Given data:
***
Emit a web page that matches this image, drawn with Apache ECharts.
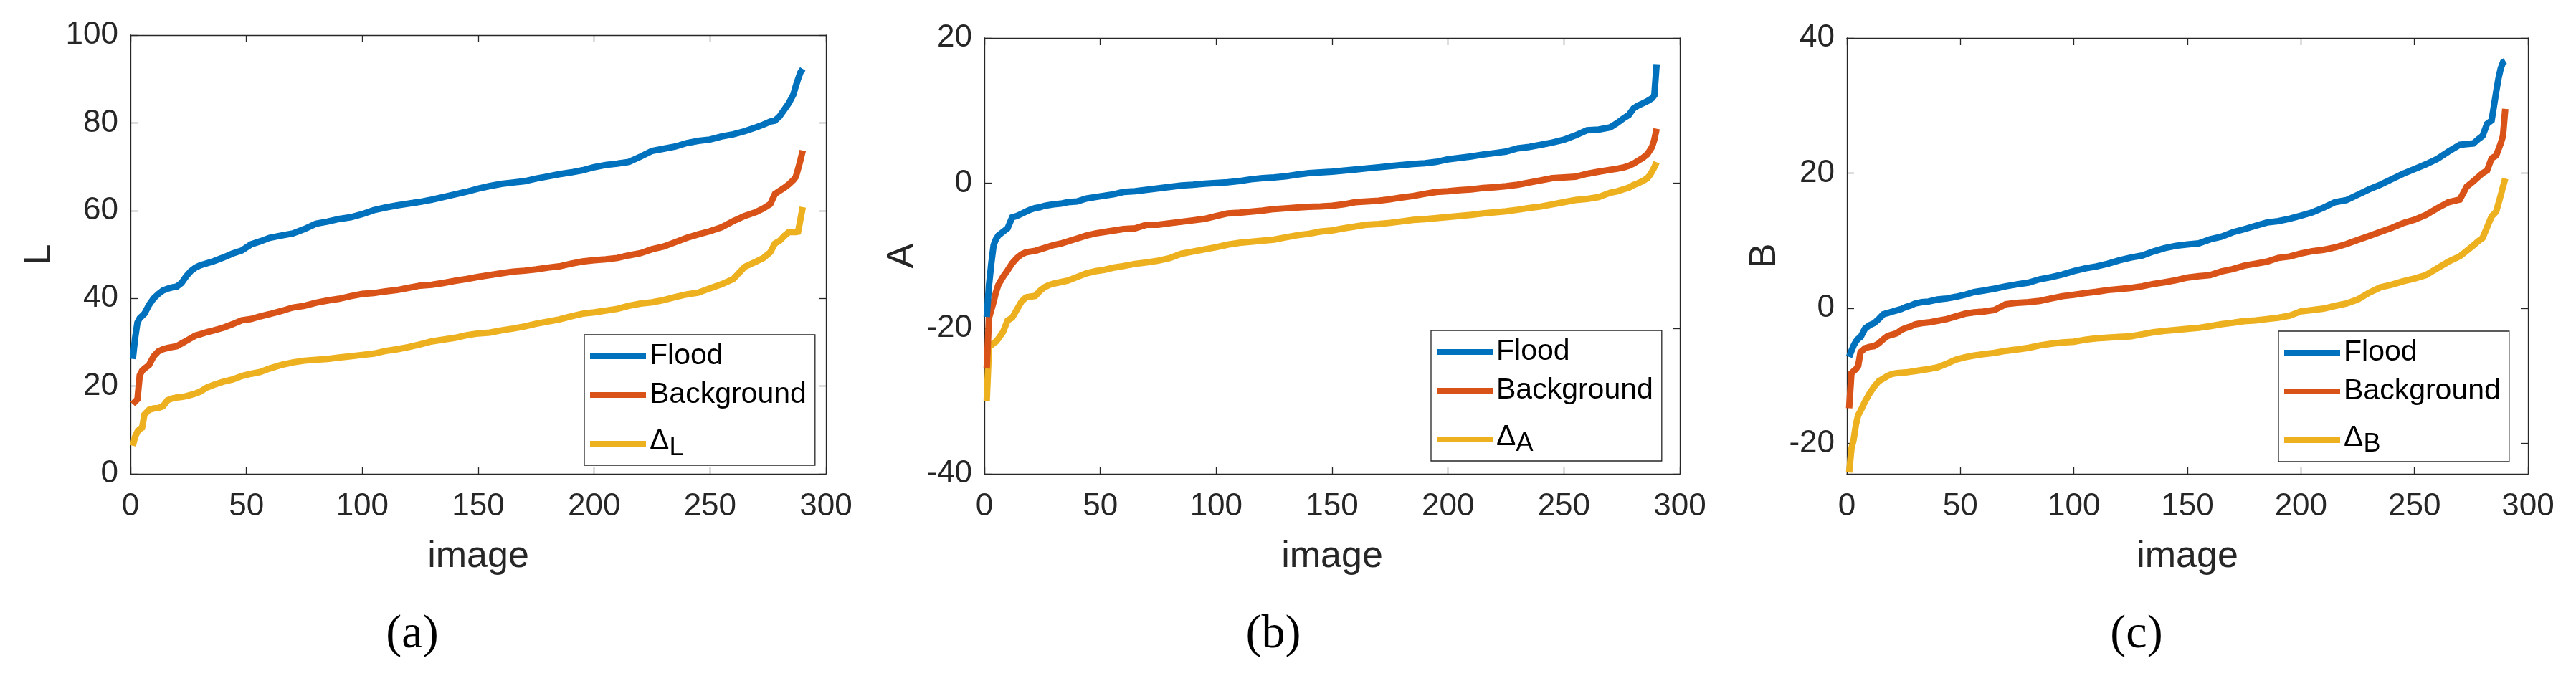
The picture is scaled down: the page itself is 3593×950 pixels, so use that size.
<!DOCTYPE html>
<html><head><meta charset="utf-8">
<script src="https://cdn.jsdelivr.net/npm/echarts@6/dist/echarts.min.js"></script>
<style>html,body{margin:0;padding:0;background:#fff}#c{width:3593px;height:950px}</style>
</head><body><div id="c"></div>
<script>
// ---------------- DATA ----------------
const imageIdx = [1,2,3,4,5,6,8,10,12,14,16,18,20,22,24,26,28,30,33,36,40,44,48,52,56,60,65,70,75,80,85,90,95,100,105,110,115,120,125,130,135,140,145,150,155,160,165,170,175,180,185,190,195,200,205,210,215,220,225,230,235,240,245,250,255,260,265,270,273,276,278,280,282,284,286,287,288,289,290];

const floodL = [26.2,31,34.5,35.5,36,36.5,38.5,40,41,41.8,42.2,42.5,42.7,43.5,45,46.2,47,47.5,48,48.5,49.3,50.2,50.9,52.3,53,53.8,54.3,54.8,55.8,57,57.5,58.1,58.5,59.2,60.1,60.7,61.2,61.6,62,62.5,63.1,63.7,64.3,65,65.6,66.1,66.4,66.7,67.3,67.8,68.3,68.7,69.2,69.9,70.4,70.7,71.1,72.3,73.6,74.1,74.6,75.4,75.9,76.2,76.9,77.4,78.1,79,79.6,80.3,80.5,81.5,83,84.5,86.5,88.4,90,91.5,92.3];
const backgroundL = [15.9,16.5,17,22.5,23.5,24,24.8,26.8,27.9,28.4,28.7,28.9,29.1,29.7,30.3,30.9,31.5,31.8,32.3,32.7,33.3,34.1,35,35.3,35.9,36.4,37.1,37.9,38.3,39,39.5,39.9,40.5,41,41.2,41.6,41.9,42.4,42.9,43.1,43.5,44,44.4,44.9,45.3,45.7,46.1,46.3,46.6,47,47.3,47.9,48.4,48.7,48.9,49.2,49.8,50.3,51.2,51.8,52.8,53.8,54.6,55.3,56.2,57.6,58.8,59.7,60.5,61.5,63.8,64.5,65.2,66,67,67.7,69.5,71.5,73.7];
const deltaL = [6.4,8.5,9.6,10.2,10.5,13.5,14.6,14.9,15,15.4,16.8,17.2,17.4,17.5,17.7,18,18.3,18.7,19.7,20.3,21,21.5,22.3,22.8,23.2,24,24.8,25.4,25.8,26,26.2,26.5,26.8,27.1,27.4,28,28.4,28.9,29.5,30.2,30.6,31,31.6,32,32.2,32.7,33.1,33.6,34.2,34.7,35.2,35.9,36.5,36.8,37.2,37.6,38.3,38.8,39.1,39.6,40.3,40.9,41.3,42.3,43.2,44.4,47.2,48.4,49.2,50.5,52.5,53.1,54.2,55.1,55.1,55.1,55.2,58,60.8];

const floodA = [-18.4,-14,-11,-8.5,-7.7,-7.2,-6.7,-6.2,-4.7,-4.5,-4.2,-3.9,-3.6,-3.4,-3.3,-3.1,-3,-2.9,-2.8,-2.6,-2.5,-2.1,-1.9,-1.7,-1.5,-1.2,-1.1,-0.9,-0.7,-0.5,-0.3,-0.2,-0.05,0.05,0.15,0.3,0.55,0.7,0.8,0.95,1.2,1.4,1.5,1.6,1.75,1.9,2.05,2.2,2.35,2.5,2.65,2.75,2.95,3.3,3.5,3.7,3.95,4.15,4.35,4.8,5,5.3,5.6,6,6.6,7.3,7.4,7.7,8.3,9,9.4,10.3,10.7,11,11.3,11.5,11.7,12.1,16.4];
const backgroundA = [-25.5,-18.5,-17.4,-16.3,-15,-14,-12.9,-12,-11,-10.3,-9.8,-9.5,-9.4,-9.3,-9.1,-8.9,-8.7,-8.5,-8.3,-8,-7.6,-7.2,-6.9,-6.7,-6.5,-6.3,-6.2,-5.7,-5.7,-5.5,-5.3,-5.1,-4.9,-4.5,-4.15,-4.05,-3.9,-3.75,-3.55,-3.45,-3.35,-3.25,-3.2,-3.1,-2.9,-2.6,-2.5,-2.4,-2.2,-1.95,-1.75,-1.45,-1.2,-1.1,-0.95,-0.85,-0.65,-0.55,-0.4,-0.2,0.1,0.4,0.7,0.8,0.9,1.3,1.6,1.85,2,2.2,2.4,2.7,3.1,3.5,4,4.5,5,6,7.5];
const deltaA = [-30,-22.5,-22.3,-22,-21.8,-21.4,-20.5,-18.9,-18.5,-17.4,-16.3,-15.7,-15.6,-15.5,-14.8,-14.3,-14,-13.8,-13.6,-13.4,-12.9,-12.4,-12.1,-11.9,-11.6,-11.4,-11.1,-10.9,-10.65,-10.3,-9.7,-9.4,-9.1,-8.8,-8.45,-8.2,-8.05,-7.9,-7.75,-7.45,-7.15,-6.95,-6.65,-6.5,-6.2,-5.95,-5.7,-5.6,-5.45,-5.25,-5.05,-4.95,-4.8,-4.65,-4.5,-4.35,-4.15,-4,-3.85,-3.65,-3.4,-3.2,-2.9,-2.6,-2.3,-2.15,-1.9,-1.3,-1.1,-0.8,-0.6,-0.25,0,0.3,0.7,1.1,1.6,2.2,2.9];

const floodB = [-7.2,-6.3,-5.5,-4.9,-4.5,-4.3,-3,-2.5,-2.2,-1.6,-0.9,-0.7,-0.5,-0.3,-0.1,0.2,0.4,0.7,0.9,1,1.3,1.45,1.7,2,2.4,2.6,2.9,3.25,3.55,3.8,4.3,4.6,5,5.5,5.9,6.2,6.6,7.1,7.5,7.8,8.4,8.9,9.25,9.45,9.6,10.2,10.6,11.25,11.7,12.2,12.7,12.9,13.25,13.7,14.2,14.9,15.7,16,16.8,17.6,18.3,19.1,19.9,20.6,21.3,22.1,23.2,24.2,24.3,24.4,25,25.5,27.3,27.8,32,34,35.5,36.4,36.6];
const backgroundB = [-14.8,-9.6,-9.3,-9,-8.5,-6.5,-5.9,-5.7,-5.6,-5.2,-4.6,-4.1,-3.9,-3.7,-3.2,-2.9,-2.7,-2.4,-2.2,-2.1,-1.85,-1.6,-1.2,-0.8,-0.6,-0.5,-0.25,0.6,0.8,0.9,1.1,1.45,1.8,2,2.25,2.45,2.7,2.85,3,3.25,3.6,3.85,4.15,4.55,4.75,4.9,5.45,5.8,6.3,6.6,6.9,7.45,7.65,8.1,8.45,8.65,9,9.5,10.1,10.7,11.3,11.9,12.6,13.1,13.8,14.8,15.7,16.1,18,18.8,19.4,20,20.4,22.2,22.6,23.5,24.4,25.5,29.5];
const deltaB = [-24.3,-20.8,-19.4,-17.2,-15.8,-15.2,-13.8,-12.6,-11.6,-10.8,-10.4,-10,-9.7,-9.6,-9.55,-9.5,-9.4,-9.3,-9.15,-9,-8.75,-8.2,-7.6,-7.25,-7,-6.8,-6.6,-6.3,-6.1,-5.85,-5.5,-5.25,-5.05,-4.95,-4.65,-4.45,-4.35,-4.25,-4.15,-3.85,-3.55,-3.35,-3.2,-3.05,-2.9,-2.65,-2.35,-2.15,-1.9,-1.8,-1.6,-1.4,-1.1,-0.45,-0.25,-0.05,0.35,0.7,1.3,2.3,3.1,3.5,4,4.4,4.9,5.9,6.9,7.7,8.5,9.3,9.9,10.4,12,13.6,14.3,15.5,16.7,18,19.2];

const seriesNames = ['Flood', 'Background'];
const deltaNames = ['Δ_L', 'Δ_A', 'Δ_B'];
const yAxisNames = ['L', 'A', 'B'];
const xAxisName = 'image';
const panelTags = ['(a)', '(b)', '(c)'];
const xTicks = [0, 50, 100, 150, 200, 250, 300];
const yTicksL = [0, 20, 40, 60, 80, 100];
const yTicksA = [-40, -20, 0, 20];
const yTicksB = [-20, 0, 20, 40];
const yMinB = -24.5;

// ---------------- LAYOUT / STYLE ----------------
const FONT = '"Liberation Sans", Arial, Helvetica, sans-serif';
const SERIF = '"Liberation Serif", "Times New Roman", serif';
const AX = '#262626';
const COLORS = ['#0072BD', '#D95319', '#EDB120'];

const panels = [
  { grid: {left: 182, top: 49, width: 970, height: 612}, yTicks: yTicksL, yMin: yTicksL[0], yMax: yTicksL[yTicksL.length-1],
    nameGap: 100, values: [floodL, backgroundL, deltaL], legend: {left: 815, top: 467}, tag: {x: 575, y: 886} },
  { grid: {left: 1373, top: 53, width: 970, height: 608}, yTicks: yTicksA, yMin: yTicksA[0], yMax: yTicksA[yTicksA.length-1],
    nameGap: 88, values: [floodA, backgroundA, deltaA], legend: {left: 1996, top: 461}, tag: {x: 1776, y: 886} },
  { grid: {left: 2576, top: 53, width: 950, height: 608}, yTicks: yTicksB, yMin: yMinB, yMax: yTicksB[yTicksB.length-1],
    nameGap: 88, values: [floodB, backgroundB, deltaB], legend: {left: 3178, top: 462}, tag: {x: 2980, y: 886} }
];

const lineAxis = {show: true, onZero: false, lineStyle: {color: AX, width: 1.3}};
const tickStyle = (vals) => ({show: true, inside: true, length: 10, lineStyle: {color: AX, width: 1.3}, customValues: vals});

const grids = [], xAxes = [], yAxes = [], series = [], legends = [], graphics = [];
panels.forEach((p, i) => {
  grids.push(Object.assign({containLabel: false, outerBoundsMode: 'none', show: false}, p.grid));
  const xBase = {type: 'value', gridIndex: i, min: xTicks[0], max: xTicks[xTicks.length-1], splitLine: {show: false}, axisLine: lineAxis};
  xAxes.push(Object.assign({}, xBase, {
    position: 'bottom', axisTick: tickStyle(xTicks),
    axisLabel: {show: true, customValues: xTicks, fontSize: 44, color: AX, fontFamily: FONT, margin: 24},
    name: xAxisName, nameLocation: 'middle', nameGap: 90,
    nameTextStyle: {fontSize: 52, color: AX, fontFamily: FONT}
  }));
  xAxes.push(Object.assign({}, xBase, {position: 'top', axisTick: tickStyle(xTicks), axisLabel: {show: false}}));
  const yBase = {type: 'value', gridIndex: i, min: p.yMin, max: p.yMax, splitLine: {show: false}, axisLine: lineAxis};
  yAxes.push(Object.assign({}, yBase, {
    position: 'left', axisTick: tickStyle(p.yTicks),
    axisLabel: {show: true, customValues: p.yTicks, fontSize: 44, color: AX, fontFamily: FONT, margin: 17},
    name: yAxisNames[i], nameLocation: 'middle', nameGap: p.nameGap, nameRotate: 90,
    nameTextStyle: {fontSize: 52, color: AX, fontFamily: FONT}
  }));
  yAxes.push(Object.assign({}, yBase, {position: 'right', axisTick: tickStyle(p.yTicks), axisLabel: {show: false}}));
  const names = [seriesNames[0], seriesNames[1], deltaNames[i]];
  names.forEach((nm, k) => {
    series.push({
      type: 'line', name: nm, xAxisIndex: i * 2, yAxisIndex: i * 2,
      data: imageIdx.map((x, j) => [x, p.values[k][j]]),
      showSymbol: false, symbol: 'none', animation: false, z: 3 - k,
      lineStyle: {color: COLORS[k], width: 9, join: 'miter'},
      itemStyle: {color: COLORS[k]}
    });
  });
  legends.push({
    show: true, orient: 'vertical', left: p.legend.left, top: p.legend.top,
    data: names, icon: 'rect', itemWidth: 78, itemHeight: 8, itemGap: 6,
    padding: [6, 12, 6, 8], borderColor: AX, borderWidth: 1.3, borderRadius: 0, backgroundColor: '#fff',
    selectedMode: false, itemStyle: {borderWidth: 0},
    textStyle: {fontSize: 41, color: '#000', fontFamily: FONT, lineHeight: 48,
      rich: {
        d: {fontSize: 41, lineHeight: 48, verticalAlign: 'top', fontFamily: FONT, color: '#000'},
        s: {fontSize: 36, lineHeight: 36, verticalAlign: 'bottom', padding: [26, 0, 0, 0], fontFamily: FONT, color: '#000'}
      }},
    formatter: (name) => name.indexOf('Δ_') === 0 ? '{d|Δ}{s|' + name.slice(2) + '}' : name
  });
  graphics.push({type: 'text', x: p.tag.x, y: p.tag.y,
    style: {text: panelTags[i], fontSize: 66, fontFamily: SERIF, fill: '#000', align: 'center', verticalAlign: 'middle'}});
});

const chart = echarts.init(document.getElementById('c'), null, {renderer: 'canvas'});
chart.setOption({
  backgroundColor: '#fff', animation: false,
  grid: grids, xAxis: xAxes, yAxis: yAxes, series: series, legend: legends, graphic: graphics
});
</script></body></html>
***
Choose all lines containing the string "that" and copy them out.

Emit a web page that matches this image, drawn with Apache ECharts.
The picture is scaled down: the page itself is 3593×950 pixels, so use that size.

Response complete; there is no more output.